▼
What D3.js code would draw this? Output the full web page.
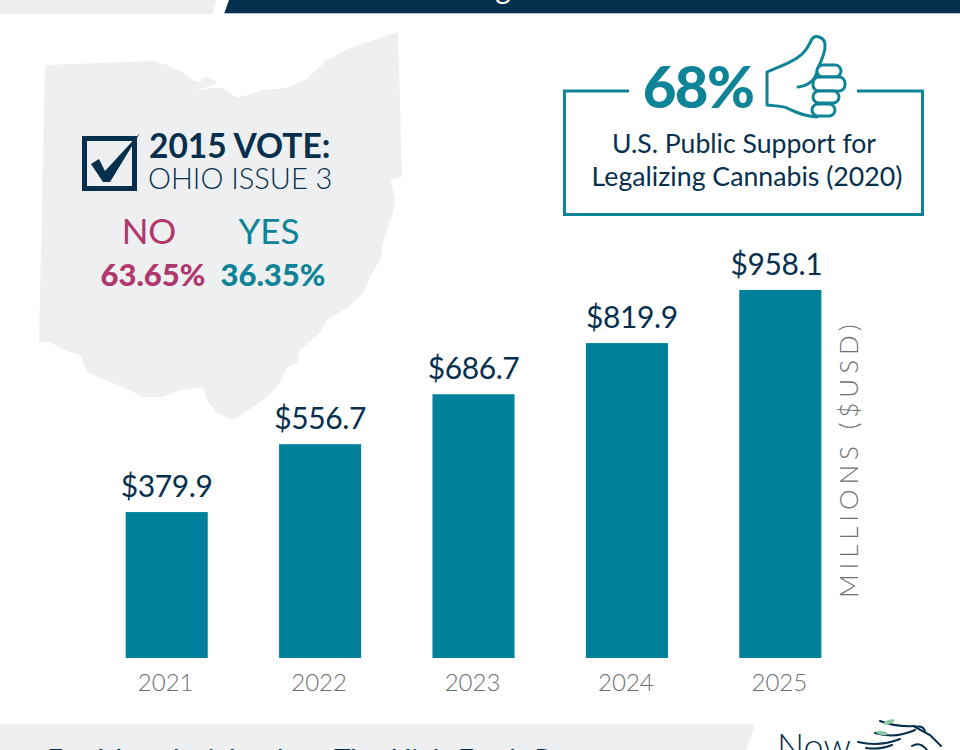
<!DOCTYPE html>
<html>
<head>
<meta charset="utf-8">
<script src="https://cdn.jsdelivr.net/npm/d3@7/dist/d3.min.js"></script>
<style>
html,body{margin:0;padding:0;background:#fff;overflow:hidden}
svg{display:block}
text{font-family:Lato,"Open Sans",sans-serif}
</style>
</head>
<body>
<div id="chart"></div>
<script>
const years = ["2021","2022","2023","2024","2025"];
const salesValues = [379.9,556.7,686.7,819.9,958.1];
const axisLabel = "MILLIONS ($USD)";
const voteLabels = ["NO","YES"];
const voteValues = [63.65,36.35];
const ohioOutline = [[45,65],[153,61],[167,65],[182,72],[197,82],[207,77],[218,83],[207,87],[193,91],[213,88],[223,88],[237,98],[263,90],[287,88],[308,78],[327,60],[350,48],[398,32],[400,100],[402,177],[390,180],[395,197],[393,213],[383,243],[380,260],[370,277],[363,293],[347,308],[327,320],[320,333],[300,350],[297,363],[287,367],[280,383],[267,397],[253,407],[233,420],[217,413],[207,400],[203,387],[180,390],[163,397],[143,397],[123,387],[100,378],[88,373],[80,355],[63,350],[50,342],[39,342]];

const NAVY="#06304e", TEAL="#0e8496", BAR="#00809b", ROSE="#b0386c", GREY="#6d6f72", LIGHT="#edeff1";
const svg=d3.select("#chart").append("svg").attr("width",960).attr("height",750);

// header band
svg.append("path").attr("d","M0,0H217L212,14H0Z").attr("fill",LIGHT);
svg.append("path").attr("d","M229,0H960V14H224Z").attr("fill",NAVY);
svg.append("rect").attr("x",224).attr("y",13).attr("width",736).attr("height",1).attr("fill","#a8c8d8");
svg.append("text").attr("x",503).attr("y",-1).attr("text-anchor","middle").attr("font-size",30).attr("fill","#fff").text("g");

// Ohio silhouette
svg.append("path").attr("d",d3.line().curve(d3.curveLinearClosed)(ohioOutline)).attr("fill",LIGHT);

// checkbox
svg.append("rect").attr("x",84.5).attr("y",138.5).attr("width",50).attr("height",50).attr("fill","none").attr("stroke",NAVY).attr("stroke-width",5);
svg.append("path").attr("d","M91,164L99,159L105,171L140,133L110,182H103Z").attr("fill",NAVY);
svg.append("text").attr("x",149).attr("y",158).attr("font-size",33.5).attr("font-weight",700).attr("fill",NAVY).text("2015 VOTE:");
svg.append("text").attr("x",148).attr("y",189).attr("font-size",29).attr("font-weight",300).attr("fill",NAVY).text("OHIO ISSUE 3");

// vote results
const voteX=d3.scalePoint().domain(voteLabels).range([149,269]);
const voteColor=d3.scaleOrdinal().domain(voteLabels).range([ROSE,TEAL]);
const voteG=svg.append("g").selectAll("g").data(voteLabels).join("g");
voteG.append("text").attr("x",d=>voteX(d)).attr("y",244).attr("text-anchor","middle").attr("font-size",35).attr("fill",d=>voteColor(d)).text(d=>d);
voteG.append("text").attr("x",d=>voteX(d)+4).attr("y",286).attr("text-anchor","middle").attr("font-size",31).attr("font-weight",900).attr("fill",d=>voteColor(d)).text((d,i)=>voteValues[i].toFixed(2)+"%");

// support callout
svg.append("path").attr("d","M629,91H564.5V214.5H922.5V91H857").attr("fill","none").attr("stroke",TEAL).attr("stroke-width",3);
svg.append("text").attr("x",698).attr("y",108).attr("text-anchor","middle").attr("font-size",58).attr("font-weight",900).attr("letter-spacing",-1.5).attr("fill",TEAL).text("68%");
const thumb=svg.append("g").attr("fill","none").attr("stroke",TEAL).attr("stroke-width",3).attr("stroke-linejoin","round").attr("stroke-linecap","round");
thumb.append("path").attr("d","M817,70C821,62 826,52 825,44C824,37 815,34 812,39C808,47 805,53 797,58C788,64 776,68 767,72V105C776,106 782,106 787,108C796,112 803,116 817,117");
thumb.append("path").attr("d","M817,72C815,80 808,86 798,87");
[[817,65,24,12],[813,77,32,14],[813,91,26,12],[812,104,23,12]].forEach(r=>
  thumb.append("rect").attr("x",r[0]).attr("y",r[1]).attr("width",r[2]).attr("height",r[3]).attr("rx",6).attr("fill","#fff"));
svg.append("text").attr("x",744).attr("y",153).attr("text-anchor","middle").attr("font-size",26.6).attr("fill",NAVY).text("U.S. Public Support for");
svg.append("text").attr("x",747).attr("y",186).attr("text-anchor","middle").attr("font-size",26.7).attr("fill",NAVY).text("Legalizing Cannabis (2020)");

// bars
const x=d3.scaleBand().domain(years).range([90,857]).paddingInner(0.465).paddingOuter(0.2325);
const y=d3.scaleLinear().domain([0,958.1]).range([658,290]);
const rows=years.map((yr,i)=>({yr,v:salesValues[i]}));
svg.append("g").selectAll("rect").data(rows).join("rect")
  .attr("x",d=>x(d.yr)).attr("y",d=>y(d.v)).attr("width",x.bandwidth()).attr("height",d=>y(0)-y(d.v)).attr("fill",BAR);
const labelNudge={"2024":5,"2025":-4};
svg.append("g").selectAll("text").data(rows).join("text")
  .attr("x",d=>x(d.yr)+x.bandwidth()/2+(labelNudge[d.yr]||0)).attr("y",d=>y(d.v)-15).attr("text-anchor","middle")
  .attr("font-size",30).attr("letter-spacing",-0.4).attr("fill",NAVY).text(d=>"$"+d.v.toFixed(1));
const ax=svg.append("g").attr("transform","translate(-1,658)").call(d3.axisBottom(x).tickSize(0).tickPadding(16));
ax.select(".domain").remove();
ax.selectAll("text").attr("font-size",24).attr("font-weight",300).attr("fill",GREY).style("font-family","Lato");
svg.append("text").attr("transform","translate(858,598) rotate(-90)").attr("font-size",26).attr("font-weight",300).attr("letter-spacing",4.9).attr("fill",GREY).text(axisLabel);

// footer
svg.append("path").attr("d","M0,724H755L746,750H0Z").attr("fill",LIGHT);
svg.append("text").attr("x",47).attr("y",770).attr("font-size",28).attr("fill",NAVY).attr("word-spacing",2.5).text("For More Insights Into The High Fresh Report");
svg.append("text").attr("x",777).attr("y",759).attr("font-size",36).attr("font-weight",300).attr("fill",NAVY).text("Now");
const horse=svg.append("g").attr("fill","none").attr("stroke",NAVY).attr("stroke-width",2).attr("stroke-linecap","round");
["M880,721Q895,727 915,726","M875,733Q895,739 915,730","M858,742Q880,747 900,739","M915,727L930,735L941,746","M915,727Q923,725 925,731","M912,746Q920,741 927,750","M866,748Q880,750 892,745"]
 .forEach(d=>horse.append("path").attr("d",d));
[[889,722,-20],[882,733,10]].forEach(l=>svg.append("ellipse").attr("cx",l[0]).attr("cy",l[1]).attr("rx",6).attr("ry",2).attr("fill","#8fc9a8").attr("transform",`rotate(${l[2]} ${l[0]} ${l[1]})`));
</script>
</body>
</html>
▲
> **What the task requires**
Reproduce the data verbatim. Do not carry any picture into the copy.

> **Response to the task**
What D3.js code would draw this? Output the full web page.
<!DOCTYPE html>
<html>
<head>
<meta charset="utf-8">
<script src="https://cdn.jsdelivr.net/npm/d3@7/dist/d3.min.js"></script>
<style>
html,body{margin:0;padding:0;background:#fff;overflow:hidden}
svg{display:block}
text{font-family:Lato,"Open Sans",sans-serif}
</style>
</head>
<body>
<div id="chart"></div>
<script>
const years = ["2021","2022","2023","2024","2025"];
const salesValues = [379.9,556.7,686.7,819.9,958.1];
const axisLabel = "MILLIONS ($USD)";
const voteLabels = ["NO","YES"];
const voteValues = [63.65,36.35];
const ohioOutline = [[45,65],[153,61],[167,65],[182,72],[197,82],[207,77],[218,83],[207,87],[193,91],[213,88],[223,88],[237,98],[263,90],[287,88],[308,78],[327,60],[350,48],[398,32],[400,100],[402,177],[390,180],[395,197],[393,213],[383,243],[380,260],[370,277],[363,293],[347,308],[327,320],[320,333],[300,350],[297,363],[287,367],[280,383],[267,397],[253,407],[233,420],[217,413],[207,400],[203,387],[180,390],[163,397],[143,397],[123,387],[100,378],[88,373],[80,355],[63,350],[50,342],[39,342]];

const NAVY="#06304e", TEAL="#0e8496", BAR="#00809b", ROSE="#b0386c", GREY="#6d6f72", LIGHT="#edeff1";
const svg=d3.select("#chart").append("svg").attr("width",960).attr("height",750);

// header band
svg.append("path").attr("d","M0,0H217L212,14H0Z").attr("fill",LIGHT);
svg.append("path").attr("d","M229,0H960V14H224Z").attr("fill",NAVY);
svg.append("rect").attr("x",224).attr("y",13).attr("width",736).attr("height",1).attr("fill","#a8c8d8");
svg.append("text").attr("x",503).attr("y",-1).attr("text-anchor","middle").attr("font-size",30).attr("fill","#fff").text("g");

// Ohio silhouette
svg.append("path").attr("d",d3.line().curve(d3.curveLinearClosed)(ohioOutline)).attr("fill",LIGHT);

// checkbox
svg.append("rect").attr("x",84.5).attr("y",138.5).attr("width",50).attr("height",50).attr("fill","none").attr("stroke",NAVY).attr("stroke-width",5);
svg.append("path").attr("d","M91,164L99,159L105,171L140,133L110,182H103Z").attr("fill",NAVY);
svg.append("text").attr("x",149).attr("y",158).attr("font-size",33.5).attr("font-weight",700).attr("fill",NAVY).text("2015 VOTE:");
svg.append("text").attr("x",148).attr("y",189).attr("font-size",29).attr("font-weight",300).attr("fill",NAVY).text("OHIO ISSUE 3");

// vote results
const voteX=d3.scalePoint().domain(voteLabels).range([149,269]);
const voteColor=d3.scaleOrdinal().domain(voteLabels).range([ROSE,TEAL]);
const voteG=svg.append("g").selectAll("g").data(voteLabels).join("g");
voteG.append("text").attr("x",d=>voteX(d)).attr("y",244).attr("text-anchor","middle").attr("font-size",35).attr("fill",d=>voteColor(d)).text(d=>d);
voteG.append("text").attr("x",d=>voteX(d)+4).attr("y",286).attr("text-anchor","middle").attr("font-size",31).attr("font-weight",900).attr("fill",d=>voteColor(d)).text((d,i)=>voteValues[i].toFixed(2)+"%");

// support callout
svg.append("path").attr("d","M629,91H564.5V214.5H922.5V91H857").attr("fill","none").attr("stroke",TEAL).attr("stroke-width",3);
svg.append("text").attr("x",698).attr("y",108).attr("text-anchor","middle").attr("font-size",58).attr("font-weight",900).attr("letter-spacing",-1.5).attr("fill",TEAL).text("68%");
const thumb=svg.append("g").attr("fill","none").attr("stroke",TEAL).attr("stroke-width",3).attr("stroke-linejoin","round").attr("stroke-linecap","round");
thumb.append("path").attr("d","M817,70C821,62 826,52 825,44C824,37 815,34 812,39C808,47 805,53 797,58C788,64 776,68 767,72V105C776,106 782,106 787,108C796,112 803,116 817,117");
thumb.append("path").attr("d","M817,72C815,80 808,86 798,87");
[[817,65,24,12],[813,77,32,14],[813,91,26,12],[812,104,23,12]].forEach(r=>
  thumb.append("rect").attr("x",r[0]).attr("y",r[1]).attr("width",r[2]).attr("height",r[3]).attr("rx",6).attr("fill","#fff"));
svg.append("text").attr("x",744).attr("y",153).attr("text-anchor","middle").attr("font-size",26.6).attr("fill",NAVY).text("U.S. Public Support for");
svg.append("text").attr("x",747).attr("y",186).attr("text-anchor","middle").attr("font-size",26.7).attr("fill",NAVY).text("Legalizing Cannabis (2020)");

// bars
const x=d3.scaleBand().domain(years).range([90,857]).paddingInner(0.465).paddingOuter(0.2325);
const y=d3.scaleLinear().domain([0,958.1]).range([658,290]);
const rows=years.map((yr,i)=>({yr,v:salesValues[i]}));
svg.append("g").selectAll("rect").data(rows).join("rect")
  .attr("x",d=>x(d.yr)).attr("y",d=>y(d.v)).attr("width",x.bandwidth()).attr("height",d=>y(0)-y(d.v)).attr("fill",BAR);
const labelNudge={"2024":5,"2025":-4};
svg.append("g").selectAll("text").data(rows).join("text")
  .attr("x",d=>x(d.yr)+x.bandwidth()/2+(labelNudge[d.yr]||0)).attr("y",d=>y(d.v)-15).attr("text-anchor","middle")
  .attr("font-size",30).attr("letter-spacing",-0.4).attr("fill",NAVY).text(d=>"$"+d.v.toFixed(1));
const ax=svg.append("g").attr("transform","translate(-1,658)").call(d3.axisBottom(x).tickSize(0).tickPadding(16));
ax.select(".domain").remove();
ax.selectAll("text").attr("font-size",24).attr("font-weight",300).attr("fill",GREY).style("font-family","Lato");
svg.append("text").attr("transform","translate(858,598) rotate(-90)").attr("font-size",26).attr("font-weight",300).attr("letter-spacing",4.9).attr("fill",GREY).text(axisLabel);

// footer
svg.append("path").attr("d","M0,724H755L746,750H0Z").attr("fill",LIGHT);
svg.append("text").attr("x",47).attr("y",770).attr("font-size",28).attr("fill",NAVY).attr("word-spacing",2.5).text("For More Insights Into The High Fresh Report");
svg.append("text").attr("x",777).attr("y",759).attr("font-size",36).attr("font-weight",300).attr("fill",NAVY).text("Now");
const horse=svg.append("g").attr("fill","none").attr("stroke",NAVY).attr("stroke-width",2).attr("stroke-linecap","round");
["M880,721Q895,727 915,726","M875,733Q895,739 915,730","M858,742Q880,747 900,739","M915,727L930,735L941,746","M915,727Q923,725 925,731","M912,746Q920,741 927,750","M866,748Q880,750 892,745"]
 .forEach(d=>horse.append("path").attr("d",d));
[[889,722,-20],[882,733,10]].forEach(l=>svg.append("ellipse").attr("cx",l[0]).attr("cy",l[1]).attr("rx",6).attr("ry",2).attr("fill","#8fc9a8").attr("transform",`rotate(${l[2]} ${l[0]} ${l[1]})`));
</script>
</body>
</html>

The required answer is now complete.